Problem 4 (Random processes)

  • [Hypergeometry] Given a bag with [math]\displaystyle{ r }[/math] red balls and [math]\displaystyle{ g }[/math] green balls, suppose that we uniformly sample [math]\displaystyle{ n }[/math] balls from the bin without replacement. Set up an appropriate martingale and use it to show that the number of red balls in the sample is tightly concentrated around [math]\displaystyle{ nr/(r+ g) }[/math].

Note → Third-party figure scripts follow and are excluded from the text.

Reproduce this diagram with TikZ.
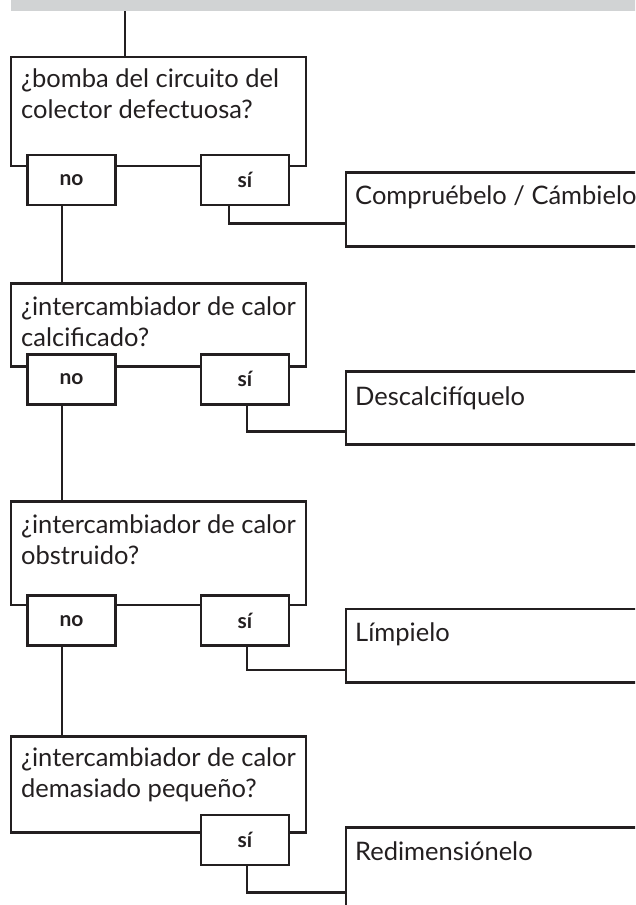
\documentclass[tikz,border=0pt]{standalone}
\usepackage{fontspec}
\setmainfont{Lato}
\definecolor{ink}{HTML}{231F20}
\definecolor{barcol}{HTML}{D1D3D4}
\begin{document}
\begin{tikzpicture}[x=1pt,y=-1pt,
  qbox/.style={draw=ink, line width=2.8pt, anchor=north west, minimum width=295pt, inner sep=0pt, outer sep=0pt},
  qtext/.style={anchor=base west, align=left, inner sep=0pt, text=ink, font=\fontsize{25.5}{31}\selectfont},
  lbl/.style={draw=ink, fill=white, line width=2.8pt, anchor=north west, minimum width=88pt, minimum height=50pt, inner sep=0pt, outer sep=0pt, text=ink, font=\fontsize{21}{24}\selectfont\bfseries},
  abox/.style={draw=ink, line width=2.8pt, anchor=north west, minimum width=330pt, inner sep=0pt, outer sep=0pt},
  atext/.style={anchor=base west, inner sep=0pt, text=ink, font=\fontsize{25.5}{31}\selectfont},
  conn/.style={draw=ink, line width=2.8pt}]
\useasboundingbox (0,0) rectangle (635,905);
\clip (0,0) rectangle (635,905);
% header bar
\node[fill=barcol, anchor=north west, minimum width=640pt, minimum height=12pt, inner sep=0pt, outer sep=0pt] (bar) at (11,-1) {};
% question boxes
\node[qbox, minimum height=109pt] (q1) at (11,57) {};
\node[qbox, minimum height=83.4pt] (q2) at (11,283.3) {};
\node[qbox, minimum height=103.3pt] (q3) at (11,501.7) {};
\node[qbox, minimum height=95.6pt] (q4) at (11,736.7) {};
% (anchor = baseline of the last line)
\node[qtext] (t1) at (21,118.5) {¿bomba del circuito del\\colector defectuosa?};
\node[qtext] (t2) at (21,346) {¿intercambiador de calor\\calcificado?};
\node[qtext] (t3) at (21,564) {¿intercambiador de calor\\obstruido?};
\node[qtext] (t4) at (21,797.5) {¿intercambiador de calor\\demasiado pequeño?};
% answer boxes
\node[abox, minimum height=74pt] (a1) at (346,172.5) {};
\node[abox, minimum height=72.5pt] (a2) at (346,371.7) {};
\node[abox, minimum height=73.3pt] (a3) at (346,609) {};
\node[abox, minimum height=120pt] (a4) at (346,827.7) {};
\node[atext] (a1t) at (355,204) {Compruébelo / Cámbielo};
\node[atext] (a2t) at (355,405) {Descalcifíquelo};
\node[atext] (a3t) at (355,641) {Límpielo};
\node[atext] (a4t) at (355,860) {Redimensiónelo};
% connector guide coordinates
\coordinate (topx) at (125,0);
\coordinate (nx) at (62,0);
\coordinate (e1) at (229,223.5);
\coordinate (e2) at (247,431.7);
\coordinate (e3) at (247,670);
\coordinate (e4) at (247,892.3);
% labels
\node[lbl] (n1) at (27.5,155) {no};
\node[lbl] (s1) at (201,155) {sí};
\node[lbl] (n2) at (27.5,354.3) {no};
\node[lbl] (s2) at (201,354.3) {sí};
\node[lbl] (n3) at (27.5,595.7) {no};
\node[lbl] (s3) at (201,595.7) {sí};
\node[lbl] (s4) at (201,815) {sí};
% connectors
\draw[conn] (bar.south -| topx) -- (q1.north -| topx);
\draw[conn] (n1.south -| nx) -- (q2.north -| nx);
\draw[conn] (n2.south -| nx) -- (q3.north -| nx);
\draw[conn] (n3.south -| nx) -- (q4.north -| nx);
\draw[conn] (s1.south -| e1) -- (e1) -- (a1.west |- e1);
\draw[conn] (s2.south -| e2) -- (e2) -- (a2.west |- e2);
\draw[conn] (s3.south -| e3) -- (e3) -- (a3.west |- e3);
\draw[conn] (s4.south -| e4) -- (e4) -- (a4.west |- e4);
\end{tikzpicture}
\end{document}
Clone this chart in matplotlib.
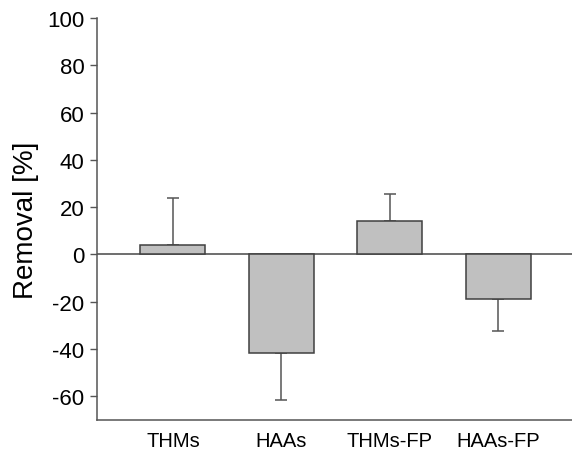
import numpy as np # arrays
import matplotlib
matplotlib.use("Agg")
import matplotlib.pyplot as plt # plotting

plt.rcParams['font.family'] = ['Liberation Sans', 'DejaVu Sans']
plt.rcParams['axes.unicode_minus'] = False # plain hyphen like the original

groups = ["THMs", "HAAs", "THMs-FP", "HAAs-FP"] # categories on the x axis
removal = [4.2, -41.7, 14.0, -19.0] # mean removal in %
err = [19.8, 19.8, 11.5, 13.3] # error bar length (one sided, away from zero)

x = np.arange(len(groups))
lower = [e if r < 0 else 0 for r, e in zip(removal, err)]
upper = [e if r >= 0 else 0 for r, e in zip(removal, err)]

fig = plt.figure(figsize=(5.72, 4.6), dpi=100)
ax = fig.add_axes([0.1696, 0.0848, 0.8304, 0.8739])

ax.axhline(0, color="#555555", lw=1.2, zorder=1) # zero line
ax.errorbar(x, removal, yerr=[lower, upper], fmt="none", ecolor="#555555",
            elinewidth=1.1, capsize=4, capthick=1.1, zorder=2)
ax.bar(x, removal, width=0.6, color="#c0c0c0", edgecolor="#404040", lw=1.1, zorder=3)

ax.set_xlim(-0.7, 3.68)
ax.set_ylim(-70, 100)
ax.set_yticks(np.arange(-60, 101, 20))
ax.set_xticks(x)
ax.set_xticklabels(groups, fontsize=14.5)
ax.tick_params(axis="x", length=0, pad=8)
ax.tick_params(axis="y", labelsize=16, length=5, width=1, color="#555555", pad=4)
ax.set_ylabel("Removal [%]", fontsize=20, labelpad=6)

for s in ["top", "right"]:
    ax.spines[s].set_visible(False)
for s in ["left", "bottom"]:
    ax.spines[s].set_color("#555555")
    ax.spines[s].set_linewidth(1.1)

fig.savefig("out.png", dpi=100)
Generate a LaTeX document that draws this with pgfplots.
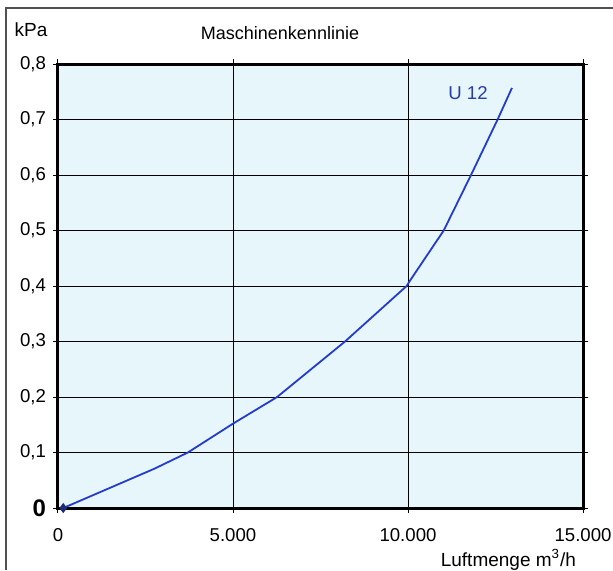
\documentclass[border=0pt]{standalone}
\usepackage{fontspec}
\setmainfont{Liberation Sans}
\usepackage{pgfplots}
\pgfplotsset{compat=1.18}
\definecolor{bgblue}{RGB}{230,246,250}
\definecolor{curveblue}{RGB}{35,60,205}
\definecolor{labblue}{RGB}{40,60,170}
\definecolor{framegray}{RGB}{80,80,80}
\begin{document}
\begin{tikzpicture}
\useasboundingbox (-29pt,-31pt) rectangle (277.5pt,254pt);
\fill[white] (-29pt,-31pt) rectangle (277.5pt,254pt);
\draw[framegray, line width=0.8pt] (-26pt,-31pt) -- (-26pt,250pt) -- (277.5pt,250pt);
\begin{axis}[
  scale only axis, width=262.5pt, height=222pt,
  at={(0,0)}, anchor=south west,
  xmin=0, xmax=15000, ymin=0, ymax=0.8,
  scaled x ticks=false, scaled y ticks=false,
  xtick={0,5000,10000,15000},
  xticklabels={0,5.000,10.000,15.000},
  ytick={0,0.1,0.2,0.3,0.4,0.5,0.6,0.7,0.8},
  yticklabels={{\textbf{\large 0}},{0,1},{0,2},{0,3},{0,4},{0,5},{0,6},{0,7},{0,8}},
  grid=major,
  major grid style={black, line width=0.5pt},
  axis line style={black, line width=1.5pt},
  tick style={black, line width=0.5pt},
  tick align=outside, major tick length=2.5pt,
  axis background/.style={fill=bgblue},
  tick label style={font=\fontsize{9.3}{10}\selectfont},
  xticklabel style={font=\fontsize{9.3}{10}\selectfont, yshift=-4pt},
  /pgf/number format/assume math mode=true,
  clip=false,
]
\addplot[curveblue, line width=0.9pt, line join=round] coordinates {
  (150,0) (2760,0.071) (3710,0.1) (5000,0.152) (6260,0.2) (8200,0.3)
  (9960,0.4) (10060,0.41) (11020,0.5) (11800,0.6) (12560,0.7) (12970,0.757)
};
\addplot[only marks, mark=diamond*, mark size=2.2pt, color=labblue!70!black] coordinates {(150,0)};
\node[labblue, font=\fontsize{9.3}{10}\selectfont] at (axis cs:11715,0.748) {U 12};
\end{axis}
\node[font=\fontsize{9.5}{10}\selectfont] at (-13.5pt,239pt) {kPa};
\node[font=\fontsize{9}{10}\selectfont] at (111pt,237.5pt) {Maschinenkennlinie};
\node[font=\fontsize{9.5}{10}\selectfont, anchor=east] at (262.5pt,-26pt) {Luftmenge m\textsuperscript{3}/h};
\end{tikzpicture}
\end{document}
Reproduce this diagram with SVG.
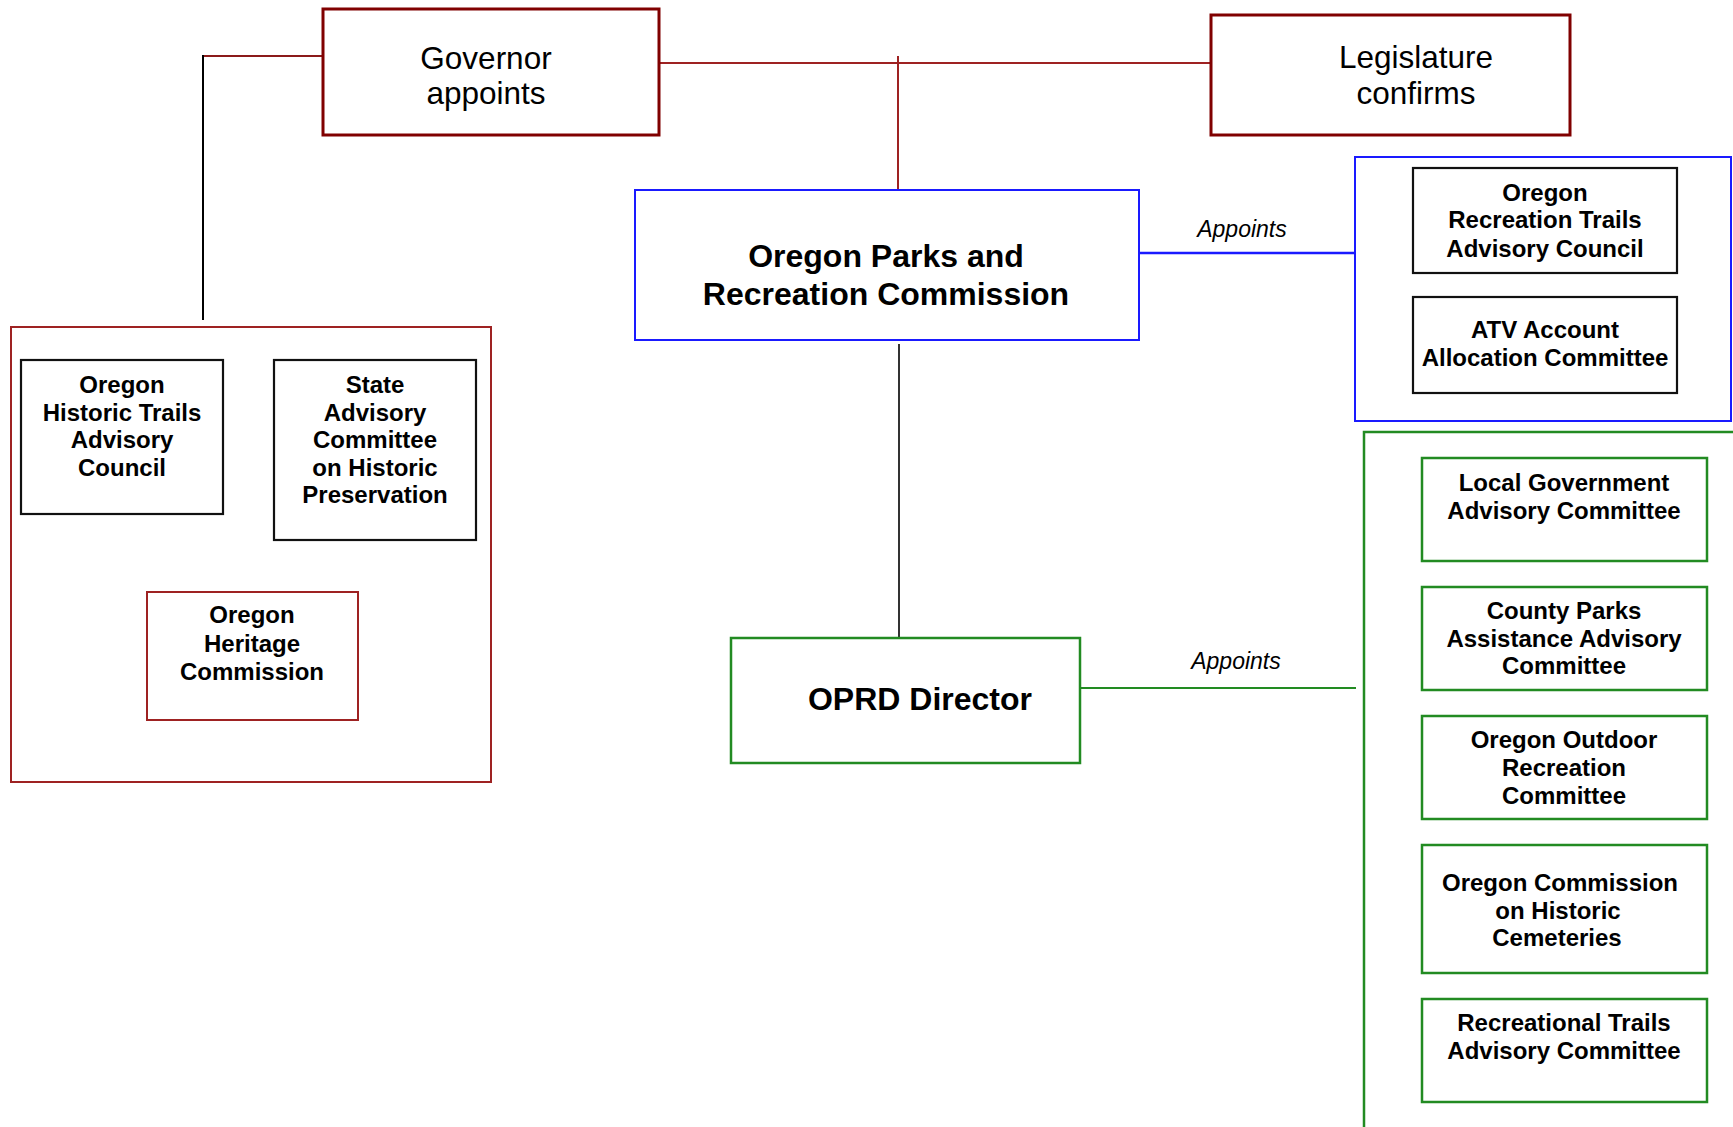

  • [Pólya’s urn]A bag contains red and blue balls, with initially [math]\displaystyle{ r }[/math] red and [math]\displaystyle{ b }[/math] blue where [math]\displaystyle{ rb \gt 0 }[/math]. A ball is drawn from the bag, its color noted, and then it is returned to the bag together with a new ball of the same color. Let [math]\displaystyle{ R_n }[/math] be the number of red balls after [math]\displaystyle{ n }[/math] such operations.
    1. Show that [math]\displaystyle{ Y_n = R_n/(n + r + b) }[/math] is a martingale
    2. Let [math]\displaystyle{ T }[/math] be the number of balls drawn until the first blue ball appears, and suppose that [math]\displaystyle{ r = b= 1 }[/math]. Show that [math]\displaystyle{ \mathbb E[(T + 2)^{−1}] = 1/4 }[/math].
  • [Family planning] Children are either female or male. Their sexes are independent random variables, being female with probability [math]\displaystyle{ q }[/math] or male with probability [math]\displaystyle{ p= 1− q }[/math]. A woman ceases childbearing at stage [math]\displaystyle{ T }[/math] , and we write [math]\displaystyle{ G_n }[/math] and [math]\displaystyle{ B_n }[/math] for the numbers of girls and boys born to her up to and including stage [math]\displaystyle{ n }[/math]. Assume that [math]\displaystyle{ T }[/math] is a finite stopping time for the sequence [math]\displaystyle{ \{(G_n,B_n) : n \le 1\} }[/math]. Show that, no matter the stopping rule that yields [math]\displaystyle{ T }[/math] , we have [math]\displaystyle{ \mathbb E(G_T )/\mathbb E(B_T )= q/p }[/math]. What can be said about [math]\displaystyle{ \mathbb E(G_T /B_T ) }[/math]?
  • [Random walk on a graph] A particle performs a random walk on the vertex set of a connected graph [math]\displaystyle{ G }[/math], which for simplicity we assume to have neither loops nor multiple edges. At each stage it moves to a neighbor of its current position, each such neighbor being chosen with equal probability. If [math]\displaystyle{ G }[/math] has [math]\displaystyle{ \eta\lt \infty }[/math] edges, show that the stationary distribution is given by [math]\displaystyle{ \pi(v) = d_v/(2\eta) }[/math], where [math]\displaystyle{ d_v }[/math] is the degree of vertex [math]\displaystyle{ v }[/math].
  • [Reversibility versus periodicity] Can a reversible chain be periodic?